A Nonlinear Optimization Method to Provide Real-Time Feasible Reference Trajectories to Approach a Tumbling Target Satellite

Abstract

We present a motion planning method based on nonlinear optimization to provide reference trajectories for a robotic spacecraft approaching a non-cooperative target satellite. We perform a first investigation of a planning method containing an offline and an online element which can be used to provide reference trajectories in a useful time. The method capabilities include identifying feasible solutions in the presence of a non-static obstacle space and the treatment of a Target satellite in any general tumbling state with angular velocities less than $5$ deg/s.
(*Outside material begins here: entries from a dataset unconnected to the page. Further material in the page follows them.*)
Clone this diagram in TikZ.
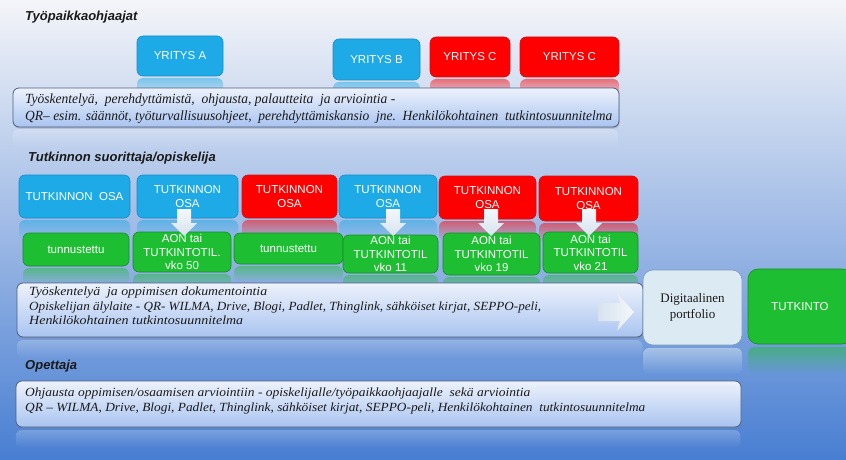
\documentclass[tikz,border=0pt]{standalone}
\usepackage{fontspec}
\setmainfont{Liberation Serif}
\setsansfont{Liberation Sans}
\usetikzlibrary{shadows,fadings}
\definecolor{bgA}{RGB}{244,245,249}
\definecolor{bgB}{RGB}{180,200,234}
\definecolor{bgC}{RGB}{72,126,210}
\definecolor{boxblue}{RGB}{29,170,230}
\definecolor{boxblueD}{RGB}{22,140,200}
\definecolor{boxred}{RGB}{255,0,0}
\definecolor{boxredD}{RGB}{196,20,30}
\definecolor{boxgreen}{RGB}{30,190,50}
\definecolor{boxgreenD}{RGB}{22,140,40}
\definecolor{tTop}{RGB}{237,242,252}
\definecolor{tBot}{RGB}{169,196,240}
\definecolor{tborder}{RGB}{78,95,128}
\definecolor{portfill}{RGB}{220,234,243}
\definecolor{portdraw}{RGB}{126,154,184}
\definecolor{arrfillA}{RGB}{244,247,250}
\definecolor{arrfillB}{RGB}{214,227,238}
\definecolor{inktext}{RGB}{26,26,26}
\tikzfading[name=reflfade, top color=transparent!50, bottom color=transparent!100]
\tikzfading[name=reflfadeweak, top color=transparent!78, bottom color=transparent!100]
\newcommand\reflbox[5]{\fill[#5, rounded corners=6pt, path fading=reflfade] (#1,#2) rectangle (#3,#4);}
\newcommand\reflweak[4]{\fill[white, rounded corners=6pt, path fading=reflfadeweak] (#1,#2) rectangle (#3,#4);}
\newcommand\dnarrow[1]{\shade[top color=arrfillA, bottom color=arrfillB] (#1-7,209) -- (#1+7,209) -- (#1+7,223) -- (#1+13,223) -- (#1,236) -- (#1-13,223) -- (#1-7,223) -- cycle;}
\begin{document}
\begin{tikzpicture}[x=1pt,y=-1pt,
  cbox/.style={rounded corners=6pt, draw, line width=0.6pt, text=white, align=center, inner sep=0pt,
    font=\sffamily\fontsize{11.5}{13.5}\selectfont},
  bluebox/.style={cbox, fill=boxblue, draw=boxblueD},
  redbox/.style={cbox, fill=boxred, draw=boxredD},
  greenbox/.style={cbox, fill=boxgreen, draw=boxgreenD},
  tbox/.style={rounded corners=6pt, draw=tborder, line width=0.8pt, top color=tTop, bottom color=tBot,
    drop shadow={shadow xshift=0.6pt, shadow yshift=-1.6pt, opacity=0.35}, inner sep=0pt},
  heading/.style={anchor=base west, inner sep=0pt, text=inktext, font=\sffamily\bfseries\itshape\fontsize{13}{15}\selectfont},
  tline/.style={anchor=base west, inner sep=0pt, text=inktext},
  bigfont/.style={font=\itshape\fontsize{14}{16}\selectfont},
  smallfont/.style={font=\itshape\fontsize{12.5}{14}\selectfont}
]
\useasboundingbox (0,0) rectangle (846,460);
\shade[shading angle=61.5, top color=bgA, middle color=bgB, bottom color=bgC] (0,0) rectangle (846,460);

% reflections
\reflbox{137}{78}{223}{98}{boxblue}
\reflbox{333}{82}{420}{100}{boxblue}
\reflbox{430}{79}{510}{99}{boxred}
\reflbox{520}{79}{619}{99}{boxred}
\reflweak{13}{129}{619}{148}
\reflbox{19}{220}{130}{240}{boxblue}
\reflbox{137}{220}{238}{240}{boxblue}
\reflbox{242}{220}{337}{240}{boxred}
\reflbox{339}{220}{437}{240}{boxblue}
\reflbox{439}{221}{536}{241}{boxred}
\reflbox{539}{223}{638}{243}{boxred}
\reflbox{23}{268}{129}{284}{boxgreen}
\reflbox{133}{274}{231}{290}{boxgreen}
\reflbox{234}{266}{343}{282}{boxgreen}
\reflbox{343}{275}{438}{291}{boxgreen}
\reflbox{443}{277}{540}{293}{boxgreen}
\reflbox{543}{275}{638}{291}{boxgreen}
\reflweak{17}{340}{643}{358}
\reflbox{643}{348}{742}{374}{portfill}
\reflbox{748}{347}{852}{374}{boxgreen}
\reflweak{16}{430}{741}{448}

% headings
\node[heading] (h1) at (25,21) {Työpaikkaohjaajat};
\node[heading] (h2) at (28,161) {Tutkinnon suorittaja/opiskelija};
\node[heading] (h3) at (25,369) {Opettaja};

% companies
\node[bluebox, minimum width=86pt, minimum height=40pt] (ya) at (180,56) {YRITYS A};
\node[bluebox, minimum width=87pt, minimum height=41pt] (yb) at (376.5,59.5) {YRITYS B};
\node[redbox, minimum width=80pt, minimum height=40pt] (yc1) at (470,57) {YRITYS C};
\node[redbox, minimum width=99pt, minimum height=40pt] (yc2) at (569.5,57) {YRITYS C};

% text box 1
\node[tbox, minimum width=606pt, minimum height=39pt] (tb1) at (316,107.5) {};
\node[tline, bigfont] (t1a) at (25,103) {\resizebox{370pt}{\height}{Työskentelyä,\ \ perehdyttämistä,\ \ ohjausta,\ palautteita\ \ ja\ arviointia\ -}};
\node[tline, bigfont] (t1b) at (25,120) {\resizebox{587pt}{\height}{QR– esim. säännöt, työturvallisuusohjeet,\ \ perehdyttämiskansio\ \ jne.\ \ Henkilökohtainen\ \ tutkintosuunnitelma}};

% tutkinnon osat
\node[bluebox, minimum width=111pt, minimum height=43pt] (o1) at (74.5,196.5) {TUTKINNON\ \ OSA};
\node[bluebox, minimum width=101pt, minimum height=43pt] (o2) at (187.5,196.5) {TUTKINNON\\OSA};
\node[redbox, minimum width=95pt, minimum height=43pt] (o3) at (289.5,196.5) {TUTKINNON\\OSA};
\node[bluebox, minimum width=98pt, minimum height=43pt] (o4) at (388,196.5) {TUTKINNON\\OSA};
\node[redbox, minimum width=97pt, minimum height=43pt] (o5) at (487.5,197.5) {TUTKINNON\\OSA};
\node[redbox, minimum width=99pt, minimum height=45pt] (o6) at (588.5,198.5) {TUTKINNON\\OSA};

% green
\node[greenbox, minimum width=106pt, minimum height=33pt] (g1) at (76,249.5) {tunnustettu};
\node[greenbox, minimum width=98pt, minimum height=40pt] (g2) at (182,252) {AON tai\\TUTKINTOTIL.\\vko 50};
\node[greenbox, minimum width=109pt, minimum height=31pt] (g3) at (288.5,248.5) {tunnustettu};
\node[greenbox, minimum width=95pt, minimum height=38pt] (g4) at (390.5,254) {AON tai\\TUTKINTOTIL\\vko 11};
\node[greenbox, minimum width=97pt, minimum height=42pt] (g5) at (491.5,254) {AON tai\\TUTKINTOTIL\\vko 19};
\node[greenbox, minimum width=95pt, minimum height=41pt] (g6) at (590.5,252.5) {AON tai\\TUTKINTOTIL\\vko 21};

\dnarrow{184}
\dnarrow{393}
\dnarrow{491}
\dnarrow{589}

% text box 2
\node[tbox, minimum width=626pt, minimum height=54pt] (tb2) at (330,310) {};
\node[tline, smallfont] (t2a) at (29,295) {\resizebox{238pt}{\height}{Työskentelyä\ \ ja\ oppimisen dokumentointia}};
\node[tline, smallfont] (t2b) at (29,310) {\resizebox{512pt}{\height}{Opiskelijan älylaite - QR- WILMA, Drive, Blogi, Padlet, Thinglink, sähköiset kirjat, SEPPO-peli,}};
\node[tline, smallfont] (t2c) at (29,324) {\resizebox{214pt}{\height}{Henkilökohtainen tutkintosuunnitelma}};
\shade[left color=arrfillB, right color=arrfillA] (598,303) -- (620,303) -- (617,293) -- (634,312) -- (617,331) -- (620,321) -- (598,321) -- cycle;

% portfolio + tutkinto
\node[rounded corners=10pt, draw=portdraw, fill=portfill, line width=0.6pt, minimum width=99pt, minimum height=75pt,
  align=center, text=inktext, font=\fontsize{13}{16}\selectfont] (pf) at (692.5,307.5) {Digitaalinen\\portfolio};
\node[greenbox, rounded corners=10pt, minimum width=104pt, minimum height=75pt] (tk) at (800,306.5) {TUTKINTO};

% text box 3
\node[tbox, minimum width=725pt, minimum height=46pt] (tb3) at (378.5,404) {};
\node[tline, smallfont] (t3a) at (25,396) {\resizebox{505pt}{\height}{Ohjausta oppimisen/osaamisen arviointiin - opiskelijalle/työpaikkaohjaajalle\ \ sekä arviointia}};
\node[tline, smallfont] (t3b) at (25,411) {\resizebox{620pt}{\height}{QR – WILMA, Drive, Blogi, Padlet, Thinglink, sähköiset kirjat,\ SEPPO-peli,\ Henkilökohtainen\ \ tutkintosuunnitelma}};
\end{tikzpicture}
\end{document}
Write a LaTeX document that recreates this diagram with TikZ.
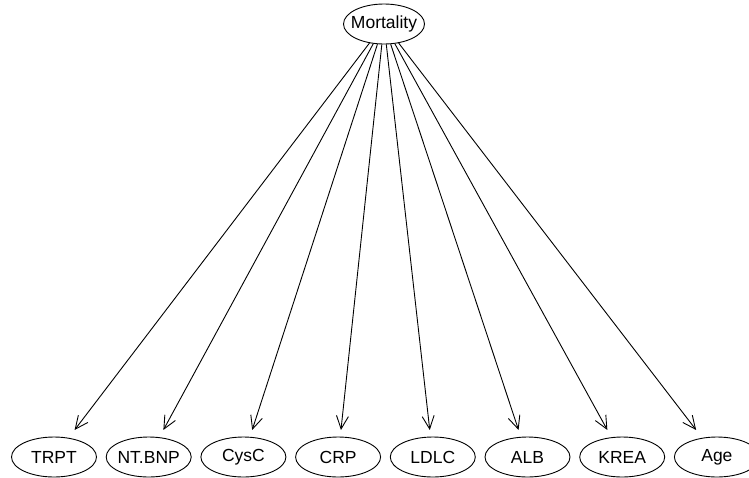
\documentclass[tikz,border=0pt]{standalone}
\usepackage{fontspec}
\setmainfont{Liberation Sans}
\usetikzlibrary{shapes.geometric,arrows.meta,calc}
\begin{document}
\begin{tikzpicture}[x=1pt,y=-1pt,
  var/.style={draw,ellipse,line width=0.9pt,inner xsep=-6pt,inner ysep=0pt,
    minimum width=85pt,minimum height=40pt,
    font=\fontsize{17.5}{20}\selectfont},
  edge/.style={draw,line width=0.9pt,-{Straight Barb[length=13pt,width=12pt,line width=0.9pt]}}]
  \useasboundingbox (0,0) rectangle (749,477);
  \clip (0,0) rectangle (749,477);
  % parent node
  \node[var,minimum width=81pt] (mort) at (384,24) {Mortality};
  % child nodes along the bottom row
  \foreach \name/\lab [count=\i from 0] in
    {trpt/TRPT, ntbnp/NT.BNP, cysc/CysC, crp/CRP, ldlc/LDLC, alb/ALB, krea/KREA, age/Age}{
    \node[var] (\name) at ({54+94.7*\i},457) {\lab};
    \coordinate (tip-\name) at ($(mort.center)!0.9376!(\name.center)$);
    \draw[edge] (mort) -- (tip-\name);
  }
\end{tikzpicture}
\end{document}
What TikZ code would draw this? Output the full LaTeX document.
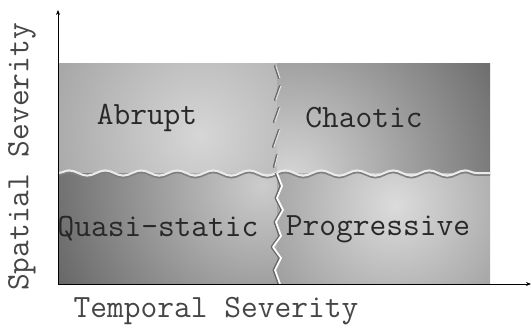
\documentclass[tikz,border=0pt]{standalone}
\usepackage{fontspec}
\usetikzlibrary{decorations.pathmorphing,arrows.meta}
\definecolor{txt}{RGB}{40,40,40}
\definecolor{axtxt}{RGB}{70,70,70}
\begin{document}
\begin{tikzpicture}[x=1pt,y=-1pt,
  lbl/.style={font=\ttfamily\fontsize{32.5}{32.5}\selectfont, text=txt, inner sep=0pt},
  axlbl/.style={font=\ttfamily\fontsize{32.5}{32.5}\selectfont, text=axtxt, inner sep=0pt},
  axis/.style={line width=0.9pt, -{Stealth[length=5pt,width=4pt]}},
  crk/.style={decorate, decoration={snake, segment length=36pt, amplitude=2.6pt}}]
\useasboundingbox (0,0) rectangle (532,329);
% quadrant shadings
\begin{scope}
  \clip (58,63) rectangle (277,173);
  \fill[black!36] (58,63) rectangle (277,173);
  \shade[inner color=black!16, outer color=black!36] (200,135) circle (170);
\end{scope}
\begin{scope}
  \clip (277,63) rectangle (490,173);
  \fill[black!58] (277,63) rectangle (490,173);
  \shade[inner color=black!16, outer color=black!58] (290,178) circle (235);
\end{scope}
\begin{scope}
  \clip (58,173) rectangle (277,284);
  \fill[black!62] (58,173) rectangle (277,284);
  \shade[inner color=black!20, outer color=black!62] (262,185) circle (240);
\end{scope}
\begin{scope}
  \clip (277,173) rectangle (490,284);
  \fill[black!42] (277,173) rectangle (490,284);
  \shade[inner color=black!14, outer color=black!42] (395,205) circle (165);
\end{scope}
% horizontal crack
\draw[black!50, line width=1.8pt, crk] (58,175) -- (490,175);
\draw[black!8, line width=2pt, crk] (58,173) -- (490,173);
% vertical crack, upper part
\foreach \a/\b in {{275,66}/{279,78},{280,86}/{275,100},{279,108}/{274,122},{279,130}/{273,147},{277,155}/{274,167}}{
  \draw[black!60, line width=2.2pt, line cap=round] (\a) -- (\b);
  \draw[black!12, line width=1.2pt, line cap=round] ([xshift=0.9pt]\a) -- ([xshift=0.9pt]\b);
}
% vertical crack, lower part
\draw[black!60, line width=2.8pt, line join=round]
  (276,173) -- (281,186) -- (276,198) -- (282,210) -- (275,222) -- (280,236) -- (272,247) -- (280,258) -- (274,270) -- (279,284);
\draw[white, line width=1.8pt, line join=round]
  (277,173) -- (282,186) -- (277,198) -- (283,210) -- (276,222) -- (281,236) -- (273,247) -- (281,258) -- (275,270) -- (280,284);
% axes
\coordinate (o) at (58,284);
\coordinate (ytop) at (58,10);
\coordinate (xend) at (531,284);
\draw[axis] (o) -- (ytop);
\draw[axis] (o) -- (xend);
% labels
\node[lbl] (abrupt) at (147,118) {Abrupt};
\node[lbl] (chaotic) at (364,118) {Chaotic};
\node[lbl] (quasi) at (158,229) {Quasi-static};
\node[lbl] (prog) at (378,229) {Progressive};
\node[axlbl] (tsev) at (216,311) {Temporal Severity};
\node[axlbl, rotate=90] (ssev) at (22,157) {Spatial Severity};
\end{tikzpicture}
\end{document}
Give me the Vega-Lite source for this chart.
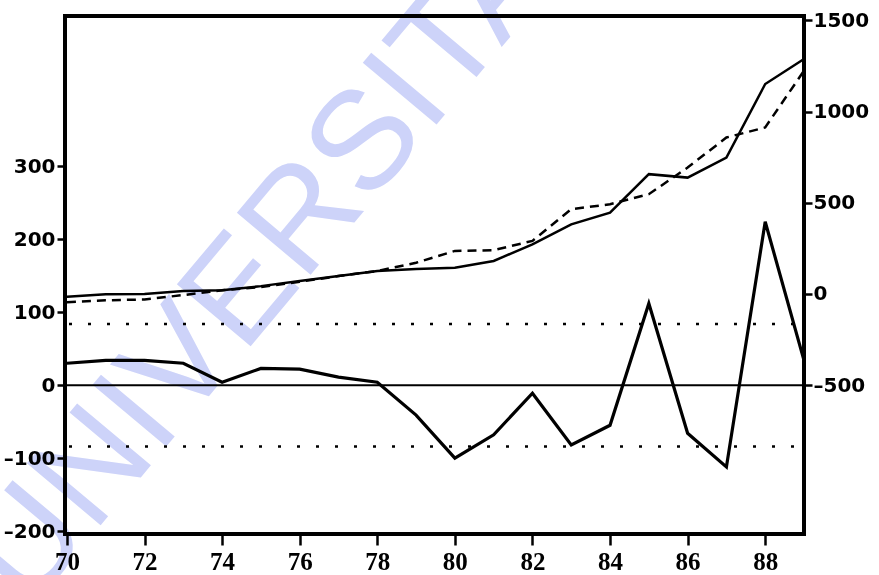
{
  "$schema": "https://vega.github.io/schema/vega-lite/v6.json",
  "width": 739,
  "height": 518,
  "autosize": "none",
  "padding": {"left": 65, "top": 16, "right": 75, "bottom": 41},
  "background": "white",
  "config": {
    "view": {"stroke": "black", "strokeWidth": 4},
    "axis": {
      "grid": false,
      "domain": false,
      "title": null,
      "zindex": 1,
      "labelFont": "DejaVu Sans",
      "labelFontWeight": "bold",
      "labelFontSize": 20,
      "labelColor": "black",
      "tickColor": "black",
      "tickWidth": 2.5
    }
  },
  "datasets": {
    "series": [
      {"year": 70, "actual": -15, "fitted": -45, "resid": 30},
      {"year": 71, "actual": -2, "fitted": -35, "resid": 34},
      {"year": 72, "actual": 0, "fitted": -30, "resid": 34},
      {"year": 73, "actual": 16, "fitted": -6, "resid": 30},
      {"year": 74, "actual": 20, "fitted": 20, "resid": 4},
      {"year": 75, "actual": 43, "fitted": 38, "resid": 23},
      {"year": 76, "actual": 71, "fitted": 67, "resid": 22},
      {"year": 77, "actual": 98, "fitted": 98, "resid": 11},
      {"year": 78, "actual": 126, "fitted": 126, "resid": 4},
      {"year": 79, "actual": 137, "fitted": 171, "resid": -41},
      {"year": 80, "actual": 144, "fitted": 236, "resid": -100},
      {"year": 81, "actual": 181, "fitted": 240, "resid": -68},
      {"year": 82, "actual": 272, "fitted": 291, "resid": -11},
      {"year": 83, "actual": 382, "fitted": 465, "resid": -82},
      {"year": 84, "actual": 446, "fitted": 492, "resid": -55},
      {"year": 85, "actual": 657, "fitted": 547, "resid": 112},
      {"year": 86, "actual": 638, "fitted": 693, "resid": -66},
      {"year": 87, "actual": 748, "fitted": 858, "resid": -112},
      {"year": 88, "actual": 1151, "fitted": 913, "resid": 224},
      {"year": 89, "actual": 1288, "fitted": 1224, "resid": 34}
    ],
    "watermark": [{"label": "UNIVERSITAS"}],
    "bands": [{"level": 84}, {"level": -84}],
    "zero": [{"level": 0}]
  },
  "layer": [
    {
      "layer": [
        {
          "data": {"name": "zero"},
          "mark": {"type": "rule", "color": "black", "strokeWidth": 2},
          "encoding": {
            "y": {"field": "level", "type": "quantitative", "scale": {"domain": [-204, 506], "nice": false, "zero": false}}
          }
        },
        {
          "data": {"name": "bands"},
          "mark": {"type": "rule", "color": "black", "strokeWidth": 2.5, "strokeDash": [3, 16], "strokeDashOffset": 9},
          "encoding": {
            "y": {"field": "level", "type": "quantitative", "scale": {"domain": [-204, 506], "nice": false, "zero": false}}
          }
        },
        {
          "data": {"name": "series"},
          "mark": {"type": "line", "color": "black", "strokeWidth": 3.2},
          "encoding": {
            "x": {
              "field": "year", "type": "quantitative",
              "scale": {"domain": [69.95, 89], "nice": false, "zero": false},
              "axis": {
                "values": [70, 71, 72, 73, 74, 75, 76, 77, 78, 79, 80, 81, 82, 83, 84, 85, 86, 87, 88, 89],
                "labelExpr": "datum.value % 2 === 0 ? '' + datum.value : ''",
                "labelFont": "Liberation Serif",
                "labelFontSize": 25,
                "labelPadding": 4,
                "tickSize": {"condition": {"test": "datum.value % 2 === 0", "value": 11}, "value": 7}
              }
            },
            "y": {
              "field": "resid", "type": "quantitative",
              "scale": {"domain": [-204, 506], "nice": false, "zero": false},
              "axis": {
                "orient": "left",
                "values": [-200, -100, 0, 100, 200, 300],
                "tickSize": 8,
                "labelPadding": 2,
                "labelExpr": "datum.value < 0 ? '–' + abs(datum.value) : '' + datum.value"
              }
            }
          }
        },
        {
          "data": {"name": "watermark"},
          "mark": {"type": "text", "align": "left", "baseline": "alphabetic", "angle": -50, "font": "Liberation Sans", "fontSize": 140, "color": "#cdd3f9", "blend": "multiply"},
          "encoding": {
            "x": {"datum": 69.0, "type": "quantitative", "scale": {"domain": [69.95, 89], "nice": false, "zero": false}},
            "y": {"datum": -310, "type": "quantitative", "scale": {"domain": [-204, 506], "nice": false, "zero": false}},
            "text": {"field": "label"}
          }
        }
      ]
    },
    {
      "data": {"name": "series"},
      "layer": [
        {
          "mark": {"type": "line", "color": "black", "strokeWidth": 2.5, "strokeDash": [9, 6]},
          "encoding": {
            "x": {"field": "year", "type": "quantitative"},
            "y": {"field": "fitted", "type": "quantitative", "scale": {"domain": [-1316, 1524], "nice": false, "zero": false}}
          }
        },
        {
          "mark": {"type": "line", "color": "black", "strokeWidth": 2.5},
          "encoding": {
            "x": {"field": "year", "type": "quantitative"},
            "y": {
              "field": "actual", "type": "quantitative",
              "scale": {"domain": [-1316, 1524], "nice": false, "zero": false},
              "axis": {
                "orient": "right",
                "values": [-500, 0, 500, 1000, 1500],
                "tickSize": 8,
                "labelPadding": 1,
                "labelExpr": "datum.value < 0 ? '–' + abs(datum.value) : '' + datum.value"
              }
            }
          }
        }
      ]
    }
  ],
  "resolve": {"scale": {"y": "independent"}}
}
We use a safety metric defined as the time-to-collision (ttc) with the Target satellite and show that the planning method can find the global minima for the defined problem within $50$ min. The approach maneuver is parametrized using a 6 degree of freedom (dof) task space which describes the final position of the grasping point on the Target satellite and the satellite's final angular velocity. First a global search composed of a coarse, randomized optimization plus a finer smoothing is performed, then the online algorithm interpolates between the pre-computed solutions and provides the reference trajectory to an on-board controller. An estimate for the offline computation times, up to 6 days for a sparse discretization, shows that in the presence of inertia uncertainties of the Target satellite, using parallelized optimization in an online global search can provide solutions on the order of minutes and is more attractive.